** Instructions to follow **
Can you write out all the lines word for word, with no pictures?

BEGIN Data section

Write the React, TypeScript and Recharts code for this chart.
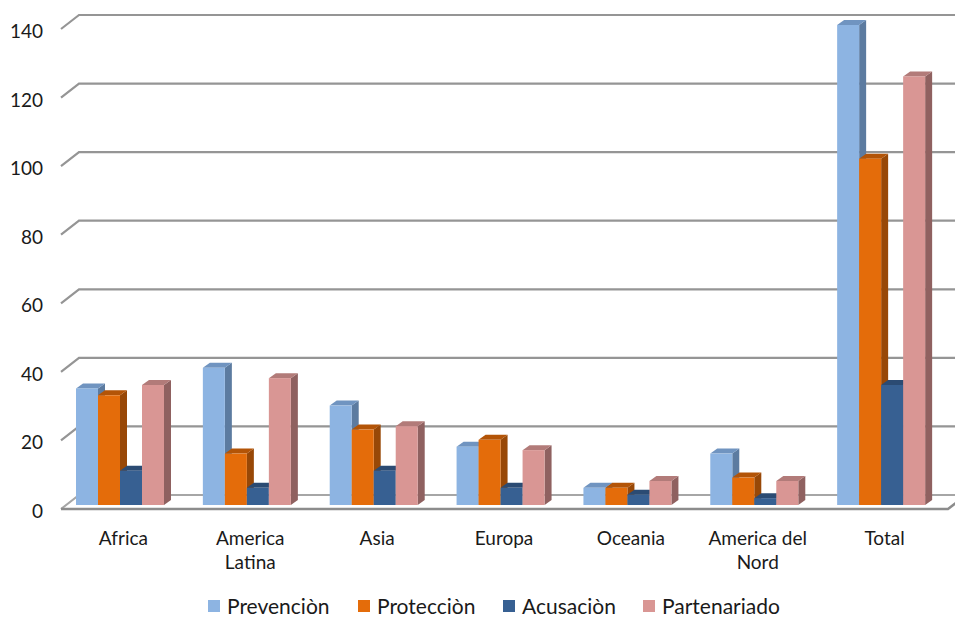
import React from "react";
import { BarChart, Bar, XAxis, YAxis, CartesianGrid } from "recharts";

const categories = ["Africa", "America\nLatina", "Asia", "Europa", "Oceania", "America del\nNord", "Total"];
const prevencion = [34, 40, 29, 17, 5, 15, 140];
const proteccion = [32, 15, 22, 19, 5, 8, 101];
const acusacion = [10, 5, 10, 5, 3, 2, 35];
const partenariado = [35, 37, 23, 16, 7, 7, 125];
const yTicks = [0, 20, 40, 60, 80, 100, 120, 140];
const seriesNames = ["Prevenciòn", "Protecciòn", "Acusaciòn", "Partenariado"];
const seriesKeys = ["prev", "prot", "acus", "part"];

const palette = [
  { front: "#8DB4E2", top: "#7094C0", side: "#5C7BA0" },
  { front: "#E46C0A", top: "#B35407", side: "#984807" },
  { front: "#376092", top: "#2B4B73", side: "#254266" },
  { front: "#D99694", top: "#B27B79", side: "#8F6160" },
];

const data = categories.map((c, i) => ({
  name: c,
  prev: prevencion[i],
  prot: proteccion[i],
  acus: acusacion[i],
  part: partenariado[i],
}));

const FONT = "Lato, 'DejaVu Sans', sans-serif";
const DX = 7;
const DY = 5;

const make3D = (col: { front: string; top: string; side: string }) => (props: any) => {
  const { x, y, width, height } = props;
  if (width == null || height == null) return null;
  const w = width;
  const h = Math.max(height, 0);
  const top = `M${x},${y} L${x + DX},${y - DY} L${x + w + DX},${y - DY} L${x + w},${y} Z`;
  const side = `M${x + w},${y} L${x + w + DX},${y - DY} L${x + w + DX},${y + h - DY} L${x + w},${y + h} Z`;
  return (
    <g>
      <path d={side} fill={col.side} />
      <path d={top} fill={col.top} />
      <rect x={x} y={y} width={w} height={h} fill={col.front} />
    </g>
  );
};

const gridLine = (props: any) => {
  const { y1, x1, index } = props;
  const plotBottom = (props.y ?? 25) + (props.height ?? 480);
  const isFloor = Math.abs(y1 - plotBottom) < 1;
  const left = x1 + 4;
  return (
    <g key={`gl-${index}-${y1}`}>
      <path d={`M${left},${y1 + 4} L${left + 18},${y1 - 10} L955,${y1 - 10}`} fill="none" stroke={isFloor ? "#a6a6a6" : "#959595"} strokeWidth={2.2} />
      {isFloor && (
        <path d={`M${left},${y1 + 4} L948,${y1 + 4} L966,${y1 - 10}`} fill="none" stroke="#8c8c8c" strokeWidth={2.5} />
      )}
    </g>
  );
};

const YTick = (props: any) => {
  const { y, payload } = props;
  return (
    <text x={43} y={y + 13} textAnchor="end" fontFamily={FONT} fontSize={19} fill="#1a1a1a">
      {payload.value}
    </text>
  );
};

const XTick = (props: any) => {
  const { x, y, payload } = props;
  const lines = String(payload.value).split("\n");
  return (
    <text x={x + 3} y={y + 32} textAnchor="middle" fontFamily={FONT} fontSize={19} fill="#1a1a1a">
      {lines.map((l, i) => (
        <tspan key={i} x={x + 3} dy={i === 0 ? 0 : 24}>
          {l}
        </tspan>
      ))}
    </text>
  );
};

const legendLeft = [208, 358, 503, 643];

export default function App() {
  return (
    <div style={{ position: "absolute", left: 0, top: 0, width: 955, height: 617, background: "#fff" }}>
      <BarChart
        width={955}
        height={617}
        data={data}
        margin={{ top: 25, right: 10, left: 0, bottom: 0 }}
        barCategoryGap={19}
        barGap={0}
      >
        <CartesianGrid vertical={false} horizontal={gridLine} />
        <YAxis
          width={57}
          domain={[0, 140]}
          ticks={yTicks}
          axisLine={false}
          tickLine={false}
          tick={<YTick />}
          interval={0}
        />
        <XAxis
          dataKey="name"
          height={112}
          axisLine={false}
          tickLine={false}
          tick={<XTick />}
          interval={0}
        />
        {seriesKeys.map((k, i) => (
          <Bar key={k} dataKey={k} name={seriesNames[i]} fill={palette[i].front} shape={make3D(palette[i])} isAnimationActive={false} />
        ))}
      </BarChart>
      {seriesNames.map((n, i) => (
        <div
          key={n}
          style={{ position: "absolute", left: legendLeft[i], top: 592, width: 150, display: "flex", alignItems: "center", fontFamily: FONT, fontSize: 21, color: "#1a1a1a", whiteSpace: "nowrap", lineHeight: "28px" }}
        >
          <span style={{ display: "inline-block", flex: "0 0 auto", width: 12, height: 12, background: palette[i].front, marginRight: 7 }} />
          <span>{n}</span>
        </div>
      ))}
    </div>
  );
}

END Data section

** Complete response **
Write the React, TypeScript and Recharts code for this chart.
import React from "react";
import { BarChart, Bar, XAxis, YAxis, CartesianGrid } from "recharts";

const categories = ["Africa", "America\nLatina", "Asia", "Europa", "Oceania", "America del\nNord", "Total"];
const prevencion = [34, 40, 29, 17, 5, 15, 140];
const proteccion = [32, 15, 22, 19, 5, 8, 101];
const acusacion = [10, 5, 10, 5, 3, 2, 35];
const partenariado = [35, 37, 23, 16, 7, 7, 125];
const yTicks = [0, 20, 40, 60, 80, 100, 120, 140];
const seriesNames = ["Prevenciòn", "Protecciòn", "Acusaciòn", "Partenariado"];
const seriesKeys = ["prev", "prot", "acus", "part"];

const palette = [
  { front: "#8DB4E2", top: "#7094C0", side: "#5C7BA0" },
  { front: "#E46C0A", top: "#B35407", side: "#984807" },
  { front: "#376092", top: "#2B4B73", side: "#254266" },
  { front: "#D99694", top: "#B27B79", side: "#8F6160" },
];

const data = categories.map((c, i) => ({
  name: c,
  prev: prevencion[i],
  prot: proteccion[i],
  acus: acusacion[i],
  part: partenariado[i],
}));

const FONT = "Lato, 'DejaVu Sans', sans-serif";
const DX = 7;
const DY = 5;

const make3D = (col: { front: string; top: string; side: string }) => (props: any) => {
  const { x, y, width, height } = props;
  if (width == null || height == null) return null;
  const w = width;
  const h = Math.max(height, 0);
  const top = `M${x},${y} L${x + DX},${y - DY} L${x + w + DX},${y - DY} L${x + w},${y} Z`;
  const side = `M${x + w},${y} L${x + w + DX},${y - DY} L${x + w + DX},${y + h - DY} L${x + w},${y + h} Z`;
  return (
    <g>
      <path d={side} fill={col.side} />
      <path d={top} fill={col.top} />
      <rect x={x} y={y} width={w} height={h} fill={col.front} />
    </g>
  );
};

const gridLine = (props: any) => {
  const { y1, x1, index } = props;
  const plotBottom = (props.y ?? 25) + (props.height ?? 480);
  const isFloor = Math.abs(y1 - plotBottom) < 1;
  const left = x1 + 4;
  return (
    <g key={`gl-${index}-${y1}`}>
      <path d={`M${left},${y1 + 4} L${left + 18},${y1 - 10} L955,${y1 - 10}`} fill="none" stroke={isFloor ? "#a6a6a6" : "#959595"} strokeWidth={2.2} />
      {isFloor && (
        <path d={`M${left},${y1 + 4} L948,${y1 + 4} L966,${y1 - 10}`} fill="none" stroke="#8c8c8c" strokeWidth={2.5} />
      )}
    </g>
  );
};

const YTick = (props: any) => {
  const { y, payload } = props;
  return (
    <text x={43} y={y + 13} textAnchor="end" fontFamily={FONT} fontSize={19} fill="#1a1a1a">
      {payload.value}
    </text>
  );
};

const XTick = (props: any) => {
  const { x, y, payload } = props;
  const lines = String(payload.value).split("\n");
  return (
    <text x={x + 3} y={y + 32} textAnchor="middle" fontFamily={FONT} fontSize={19} fill="#1a1a1a">
      {lines.map((l, i) => (
        <tspan key={i} x={x + 3} dy={i === 0 ? 0 : 24}>
          {l}
        </tspan>
      ))}
    </text>
  );
};

const legendLeft = [208, 358, 503, 643];

export default function App() {
  return (
    <div style={{ position: "absolute", left: 0, top: 0, width: 955, height: 617, background: "#fff" }}>
      <BarChart
        width={955}
        height={617}
        data={data}
        margin={{ top: 25, right: 10, left: 0, bottom: 0 }}
        barCategoryGap={19}
        barGap={0}
      >
        <CartesianGrid vertical={false} horizontal={gridLine} />
        <YAxis
          width={57}
          domain={[0, 140]}
          ticks={yTicks}
          axisLine={false}
          tickLine={false}
          tick={<YTick />}
          interval={0}
        />
        <XAxis
          dataKey="name"
          height={112}
          axisLine={false}
          tickLine={false}
          tick={<XTick />}
          interval={0}
        />
        {seriesKeys.map((k, i) => (
          <Bar key={k} dataKey={k} name={seriesNames[i]} fill={palette[i].front} shape={make3D(palette[i])} isAnimationActive={false} />
        ))}
      </BarChart>
      {seriesNames.map((n, i) => (
        <div
          key={n}
          style={{ position: "absolute", left: legendLeft[i], top: 592, width: 150, display: "flex", alignItems: "center", fontFamily: FONT, fontSize: 21, color: "#1a1a1a", whiteSpace: "nowrap", lineHeight: "28px" }}
        >
          <span style={{ display: "inline-block", flex: "0 0 auto", width: 12, height: 12, background: palette[i].front, marginRight: 7 }} />
          <span>{n}</span>
        </div>
      ))}
    </div>
  );
}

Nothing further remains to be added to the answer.